Yeesh. What a tiresome plodding snooze-fest. This prosecutor doesn’t seem to have the facts or the law to pound, and yet he isn’t even pounding the table, which would at least add some entertainment. He’s just droning on-and=on, it’s like listening to a shaggy-dog story. If I was on the jury, I would have to be wolfing down no-doze with extra-large cups of coffee to keep from nodding off.
One of the jurors fell asleep today. The judge asked the cop witness to stop talking when she saw that and asked everyone in the jury to stand and stretch because it was so GD boring.
It is tyrannical what the state is doing to Kim Potter. They have no evidence she broke the law. If she did, show it. They haven’t because it’s not there.
Doesn’t it hurt the prosecution’s chance of a guilty verdict to spend hours going over boring, unnecessary material? As a juror, I would think they didn’t have the real evidence they needed and were trying to have quantity substitute for quality of evidence.
And she’s still fucked. Just cut to the chase and find her guilty already!!

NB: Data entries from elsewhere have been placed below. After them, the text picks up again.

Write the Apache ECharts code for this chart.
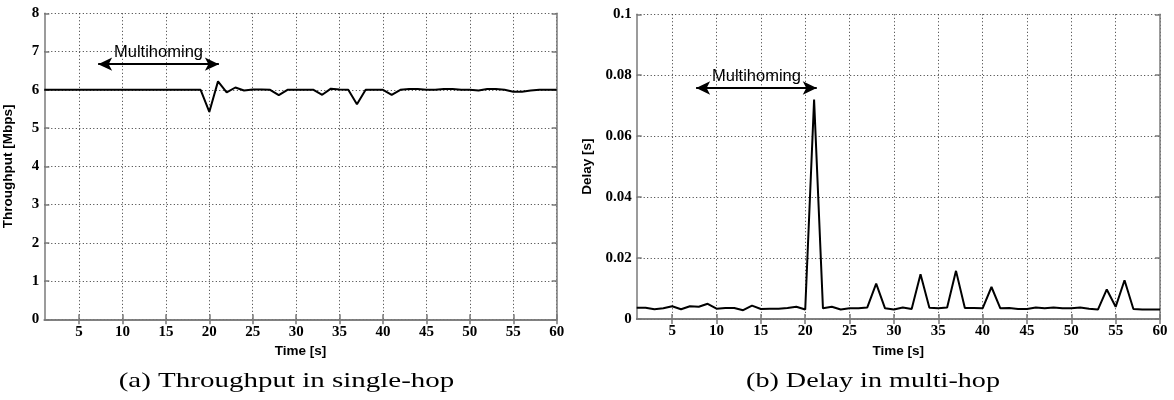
<!DOCTYPE html>
<html>
<head>
<meta charset="utf-8">
<script src="https://cdn.jsdelivr.net/npm/echarts@6/dist/echarts.min.js"></script>
<style>
  html, body { margin: 0; padding: 0; background: #fff; }
  #chart { width: 1174px; height: 400px; }
</style>
</head>
<body>
<div id="chart"></div>
<script>
// Sample times (s)
const timeSec = [1, 2, 3, 4, 5, 6, 7, 8, 9, 10, 11, 12, 13, 14, 15, 16, 17, 18, 19, 20,
  21, 22, 23, 24, 25, 26, 27, 28, 29, 30, 31, 32, 33, 34, 35, 36, 37, 38, 39, 40,
  41, 42, 43, 44, 45, 46, 47, 48, 49, 50, 51, 52, 53, 54, 55, 56, 57, 58, 59, 60];

// (a) throughput, single-hop (Mbps)
const throughputMbps = [6.0, 6.0, 6.0, 6.0, 6.0, 6.0, 6.0, 6.0, 6.0, 6.0,
  6.0, 6.0, 6.0, 6.0, 6.0, 6.0, 6.0, 6.0, 6.0, 5.42,
  6.22, 5.93, 6.06, 5.98, 6.01, 6.01, 6.0, 5.86, 6.0, 6.0,
  6.0, 6.0, 5.87, 6.03, 6.01, 6.0, 5.62, 6.0, 6.0, 6.0,
  5.87, 6.0, 6.02, 6.02, 6.0, 6.0, 6.02, 6.02, 6.0, 6.0,
  5.98, 6.02, 6.02, 6.0, 5.95, 5.95, 5.98, 6.0, 6.0, 6.0];

// (b) delay, multi-hop (s)
const delaySec = [0.0037, 0.0037, 0.0032, 0.0035, 0.0042, 0.0032, 0.0042, 0.0040, 0.0050, 0.0034,
  0.0036, 0.0036, 0.0029, 0.0044, 0.0033, 0.0034, 0.0034, 0.0036, 0.0040, 0.0031,
  0.0720, 0.0035, 0.0040, 0.0031, 0.0035, 0.0035, 0.0038, 0.0116, 0.0035, 0.0031,
  0.0038, 0.0033, 0.0147, 0.0037, 0.0035, 0.0038, 0.0158, 0.0036, 0.0036, 0.0035,
  0.0105, 0.0035, 0.0036, 0.0033, 0.0033, 0.0038, 0.0035, 0.0038, 0.0035, 0.0035,
  0.0038, 0.0034, 0.0031, 0.0097, 0.0040, 0.0127, 0.0033, 0.0031, 0.0031, 0.0031];

// Tick positions on the time axis
const timeTicks = [5, 10, 15, 20, 25, 30, 35, 40, 45, 50, 55, 60];

// "Multihoming" double arrows: [start time, end time, level]
const multihomingA = [7.2, 21.1, 6.67];
const multihomingB = [7.7, 21.3, 0.0758];

const captions = ['(a) Throughput in single-hop', '(b) Delay in multi-hop'];

const FRAME = '#7a7a7a';
const tickFont = { fontFamily: 'Liberation Serif', fontSize: 15, fontWeight: 'bold', color: '#000' };
const nameFont = { fontFamily: 'Liberation Sans', fontSize: 13.5, fontWeight: 'bold', color: '#000' };
const gridDots = { show: true, lineStyle: { color: '#333', width: 1, type: [1, 2.5] } };

function timeAxis(gridIndex, pos, main) {
  return {
    type: 'value', gridIndex, position: pos, min: 1, max: 60,
    name: main ? 'Time [s]' : '', nameLocation: 'middle', nameGap: 21, nameTextStyle: nameFont,
    axisLine: { show: true, lineStyle: { color: FRAME, width: 1.5 } },
    axisTick: { show: true, inside: true, length: 5, customValues: timeTicks, lineStyle: { color: FRAME, width: 1.5 } },
    axisLabel: main ? Object.assign({ show: true, margin: 5, customValues: timeTicks }, tickFont) : { show: false },
    splitLine: main ? gridDots : { show: false }
  };
}

function valueAxis(gridIndex, pos, main, max, interval, name, gap) {
  return {
    type: 'value', gridIndex, position: pos, min: 0, max, interval,
    name: main ? name : '', nameLocation: 'middle', nameGap: gap, nameTextStyle: nameFont,
    axisLine: { show: true, lineStyle: { color: FRAME, width: 1.5 } },
    axisTick: { show: true, inside: true, length: 5, lineStyle: { color: FRAME, width: 1.5 } },
    axisLabel: main ? Object.assign({ show: true, margin: 5 }, tickFont) : { show: false },
    splitLine: main ? gridDots : { show: false }
  };
}

function arrowMark(span) {
  return {
    silent: true, animation: false,
    symbol: ['arrow', 'arrow'], symbolSize: [10, 14],
    lineStyle: { color: '#000', width: 2, type: 'solid' },
    label: { show: true, position: 'middle', formatter: 'Multihoming', distance: 3,
      fontFamily: 'Liberation Sans', fontSize: 16.5, color: '#000' },
    data: [[{ coord: [span[0], span[2]] }, { coord: [span[1], span[2]] }]]
  };
}

function caption(text, cx, stretch) {
  return {
    type: 'text', x: cx, y: 381.7, scaleX: stretch,
    style: { text, fontFamily: 'Liberation Serif', fontSize: 21, fill: '#000', align: 'center', verticalAlign: 'middle' }
  };
}

const chart = echarts.init(document.getElementById('chart'), null, { renderer: 'canvas' });
chart.setOption({
  animation: false,
  backgroundColor: '#fff',
  grid: [
    { left: 44.3, right: 617.3, top: 13.3, bottom: 80.7 },
    { left: 636.7, right: 14, top: 14.3, bottom: 81 }
  ],
  xAxis: [
    timeAxis(0, 'bottom', true), timeAxis(0, 'top', false),
    timeAxis(1, 'bottom', true), timeAxis(1, 'top', false)
  ],
  yAxis: [
    valueAxis(0, 'left', true, 8, 1, 'Throughput [Mbps]', 29),
    valueAxis(0, 'right', false, 8, 1, '', 0),
    valueAxis(1, 'left', true, 0.1, 0.02, 'Delay [s]', 42),
    valueAxis(1, 'right', false, 0.1, 0.02, '', 0)
  ],
  series: [
    {
      type: 'line', xAxisIndex: 0, yAxisIndex: 0, showSymbol: false,
      lineStyle: { color: '#000', width: 2 },
      data: timeSec.map((t, i) => [t, throughputMbps[i]]),
      markLine: arrowMark(multihomingA)
    },
    {
      type: 'line', xAxisIndex: 2, yAxisIndex: 2, showSymbol: false,
      lineStyle: { color: '#000', width: 2 },
      data: timeSec.map((t, i) => [t, delaySec[i]]),
      markLine: arrowMark(multihomingB)
    }
  ],
  graphic: [
    caption(captions[0], 286.5, 1.38),
    caption(captions[1], 873, 1.34)
  ]
});
</script>
</body>
</html>
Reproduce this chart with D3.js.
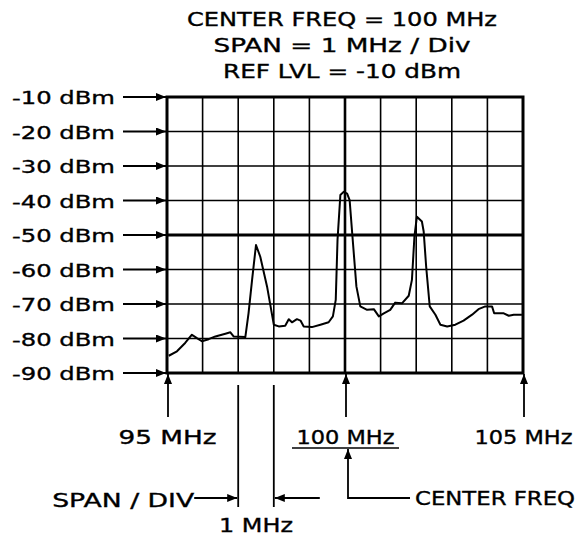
<!DOCTYPE html>
<html>
<head>
<meta charset="utf-8">
<script src="https://cdn.jsdelivr.net/npm/d3@7"></script>
<style>
  body { margin: 0; background: #fff; }
  svg text { font-family: "DejaVu Sans", sans-serif; fill: #000; stroke: #000; stroke-width: 0.35px; }
</style>
</head>
<body>
<div id="graf"></div>
<script>
// values
const titulos = ['CENTER FREQ = 100 MHz', 'SPAN = 1 MHz / Div', 'REF LVL = -10 dBm']
const niveles = [-10, -20, -30, -40, -50, -60, -70, -80, -90]
const freqTicks = [95, 100, 105]
const divisiones = [95, 96, 97, 98, 99, 100, 101, 102, 103, 104, 105]
const spanDiv = [97, 98]
const traceFreq = [95.05, 95.28, 95.51, 95.70, 95.84, 95.98, 96.17, 96.36, 96.64, 96.78, 96.87, 97.20,
  97.29, 97.39, 97.50, 97.62, 97.81, 98.00, 98.14, 98.32, 98.42, 98.51, 98.65, 98.75, 98.84, 99.07,
  99.31, 99.54, 99.66, 99.74, 99.79, 99.87, 99.96, 100.06, 100.13, 100.21, 100.32, 100.43, 100.62,
  100.81, 100.95, 101.09, 101.27, 101.41, 101.60, 101.79, 101.88, 101.95, 102.02, 102.16, 102.21,
  102.28, 102.38, 102.54, 102.68, 102.87, 103.10, 103.33, 103.57, 103.75, 103.94, 104.13, 104.19,
  104.46, 104.60, 104.74, 104.97]
const traceDbm = [-85.0, -83.7, -81.3, -78.9, -79.9, -80.8, -80.2, -79.4, -78.6, -78.2, -79.4, -79.6,
  -72.7, -63.0, -52.9, -56.3, -64.9, -76.0, -76.5, -76.3, -74.4, -75.3, -74.4, -74.8, -76.5, -76.7,
  -76.0, -75.3, -73.6, -68.8, -51.4, -38.4, -37.5, -38.0, -39.9, -50.5, -64.9, -70.7, -71.7,
  -71.5, -73.6, -72.7, -71.7, -69.6, -69.8, -67.6, -63.0, -50.5, -44.7, -46.1, -49.0,
  -59.2, -70.7, -73.1, -76.0, -76.5, -76.0, -74.8, -73.1, -71.5, -70.7, -70.7, -72.7,
  -72.7, -73.4, -73.1, -73.1]

const anchoTotal = 577
const altoTotal = 535
const margin = { top: 97, left: 167, right: 54, bottom: 162 }
const ancho = anchoTotal - margin.left - margin.right
const alto = altoTotal - margin.top - margin.bottom

const svg = d3.select('#graf')
  .append('svg')
  .attr('width', anchoTotal)
  .attr('height', altoTotal)

// arrow head
svg.append('defs').append('marker')
  .attr('id', 'flecha')
  .attr('markerUnits', 'userSpaceOnUse')
  .attr('viewBox', '0 0 10 8')
  .attr('refX', 10)
  .attr('refY', 4)
  .attr('markerWidth', 11)
  .attr('markerHeight', 8)
  .attr('orient', 'auto')
  .append('path')
  .attr('d', 'M0,0 L10,4 L0,8 Z')
  .attr('fill', '#000')

const g = svg.append('g')
  .attr('transform', `translate(${margin.left}, ${margin.top})`)

const x = d3.scaleLinear().domain([95, 105]).range([0, ancho])
const y = d3.scaleLinear().domain([-90, -10]).range([alto, 0])

// titulo
const anchos = [310, 257, 238]
svg.selectAll('text.titulo')
  .data(titulos)
  .enter()
  .append('text')
  .attr('class', 'titulo')
  .attr('x', 342)
  .attr('y', (d, i) => 26 + i * 26)
  .attr('text-anchor', 'middle')
  .attr('font-size', 19)
  .attr('textLength', (d, i) => anchos[i])
  .attr('lengthAdjust', 'spacingAndGlyphs')
  .text(d => d)

// grid
g.append('g')
  .selectAll('line.v')
  .data(divisiones)
  .enter()
  .append('line')
  .attr('x1', d => x(d)).attr('x2', d => x(d))
  .attr('y1', 0).attr('y2', alto)
  .attr('stroke', '#000')
  .attr('stroke-width', d => d === 100 ? 2.6 : 1.6)

g.append('g')
  .selectAll('line.h')
  .data(niveles)
  .enter()
  .append('line')
  .attr('x1', 0).attr('x2', ancho)
  .attr('y1', d => y(d)).attr('y2', d => y(d))
  .attr('stroke', '#000')
  .attr('stroke-width', d => d === -50 ? 2.8 : 1.6)

g.append('rect')
  .attr('x', 0).attr('y', 0)
  .attr('width', ancho).attr('height', alto)
  .attr('fill', 'none')
  .attr('stroke', '#000')
  .attr('stroke-width', 3)

// eje izquierdo: etiquetas dBm
const yAxisGroup = g.append('g')
  .attr('class', 'ejes')
  .call(d3.axisLeft(y).tickValues(niveles).tickSize(0).tickPadding(52)
    .tickFormat(d => `${d} dBm`))
yAxisGroup.select('.domain').remove()
yAxisGroup.selectAll('text')
  .attr('font-family', '"DejaVu Sans", sans-serif')
  .attr('font-size', 17.5)
  .attr('dy', '0.38em')
  .attr('textLength', 103)
  .attr('lengthAdjust', 'spacingAndGlyphs')

g.append('g')
  .selectAll('line')
  .data(niveles)
  .enter()
  .append('line')
  .attr('x1', -44).attr('x2', -1)
  .attr('y1', d => y(d)).attr('y2', d => y(d))
  .attr('stroke', '#000')
  .attr('stroke-width', 1.8)
  .attr('marker-end', 'url(#flecha)')

// eje inferior: MHz
const xAxisGroup = g.append('g')
  .attr('class', 'ejes')
  .attr('transform', `translate(0, ${alto})`)
  .call(d3.axisBottom(x).tickValues(freqTicks).tickSize(0).tickPadding(71)
    .tickFormat(d => `${d} MHz`))
xAxisGroup.select('.domain').remove()
xAxisGroup.selectAll('text')
  .attr('font-family', '"DejaVu Sans", sans-serif')
  .attr('font-size', 19)
  .attr('dy', 0)
  .attr('textLength', 98)
  .attr('lengthAdjust', 'spacingAndGlyphs')

g.append('g')
  .selectAll('line')
  .data(freqTicks)
  .enter()
  .append('line')
  .attr('x1', d => x(d) + 1).attr('x2', d => x(d) + 1)
  .attr('y1', alto + 44).attr('y2', alto + 1)
  .attr('stroke', '#000')
  .attr('stroke-width', 1.8)
  .attr('marker-end', 'url(#flecha)')

// underline 100 MHz
g.append('line')
  .attr('x1', x(100) - 53).attr('x2', x(100) + 54)
  .attr('y1', alto + 75).attr('y2', alto + 75)
  .attr('stroke', '#000').attr('stroke-width', 1.6)

// CENTER FREQ pointer
g.append('path')
  .attr('d', `M${x(100) + 65},${alto + 125} H${x(100) + 3} V${alto + 76}`)
  .attr('fill', 'none')
  .attr('stroke', '#000').attr('stroke-width', 1.8)
  .attr('marker-end', 'url(#flecha)')
g.append('text')
  .attr('x', x(100) + 70).attr('y', alto + 132)
  .attr('font-size', 19)
  .attr('textLength', 160)
  .attr('lengthAdjust', 'spacingAndGlyphs')
  .text('CENTER FREQ')

// SPAN / DIV
g.selectAll('line.span')
  .data(spanDiv)
  .enter()
  .append('line')
  .attr('x1', d => x(d)).attr('x2', d => x(d))
  .attr('y1', alto + 12).attr('y2', alto + 134)
  .attr('stroke', '#000').attr('stroke-width', 1.8)
g.append('line')
  .attr('x1', x(spanDiv[0]) - 44).attr('x2', x(spanDiv[0]) - 1)
  .attr('y1', alto + 125).attr('y2', alto + 125)
  .attr('stroke', '#000').attr('stroke-width', 1.8)
  .attr('marker-end', 'url(#flecha)')
g.append('line')
  .attr('x1', x(spanDiv[1]) + 46).attr('x2', x(spanDiv[1]) + 1)
  .attr('y1', alto + 125).attr('y2', alto + 125)
  .attr('stroke', '#000').attr('stroke-width', 1.8)
  .attr('marker-end', 'url(#flecha)')
g.append('text')
  .attr('x', x(spanDiv[0]) - 44).attr('y', alto + 134)
  .attr('text-anchor', 'end')
  .attr('font-size', 19)
  .attr('textLength', 142)
  .attr('lengthAdjust', 'spacingAndGlyphs')
  .text('SPAN / DIV')
g.append('text')
  .attr('x', (x(spanDiv[0]) + x(spanDiv[1])) / 2).attr('y', alto + 159)
  .attr('text-anchor', 'middle')
  .attr('font-size', 19)
  .attr('textLength', 74)
  .attr('lengthAdjust', 'spacingAndGlyphs')
  .text('1 MHz')

// traza del espectro
const traza = traceFreq.map((f, i) => ({ f: f, v: traceDbm[i] }))
g.append('path')
  .datum(traza)
  .attr('d', d3.line().x(d => x(d.f)).y(d => y(d.v)))
  .attr('fill', 'none')
  .attr('stroke', '#000')
  .attr('stroke-width', 2)
  .attr('stroke-linejoin', 'round')
</script>
</body>
</html>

Boring for a criminal case, but not as bad as some civil cases. In HS went on a field trip to the big city to see some court in action. Assigned at random to courts, My courtroom was having a civil trial of some sort and after these many years i can still remember the testimony. Question: “bla bla bla bla” Answer “I have no memory of that” or “I have no recollection of that event” or “Not that I know of”. Granted I was only in the court for thirty minutes but I never heard one answer that was not a form of I do not know. My good friend got a murder trial, he became a lawyer later in life, I did not.
Story would be perfect if you had become an amnesia psychiatrist.
Clearly, this is another political persecution, deserving criminal and thug did receive justice.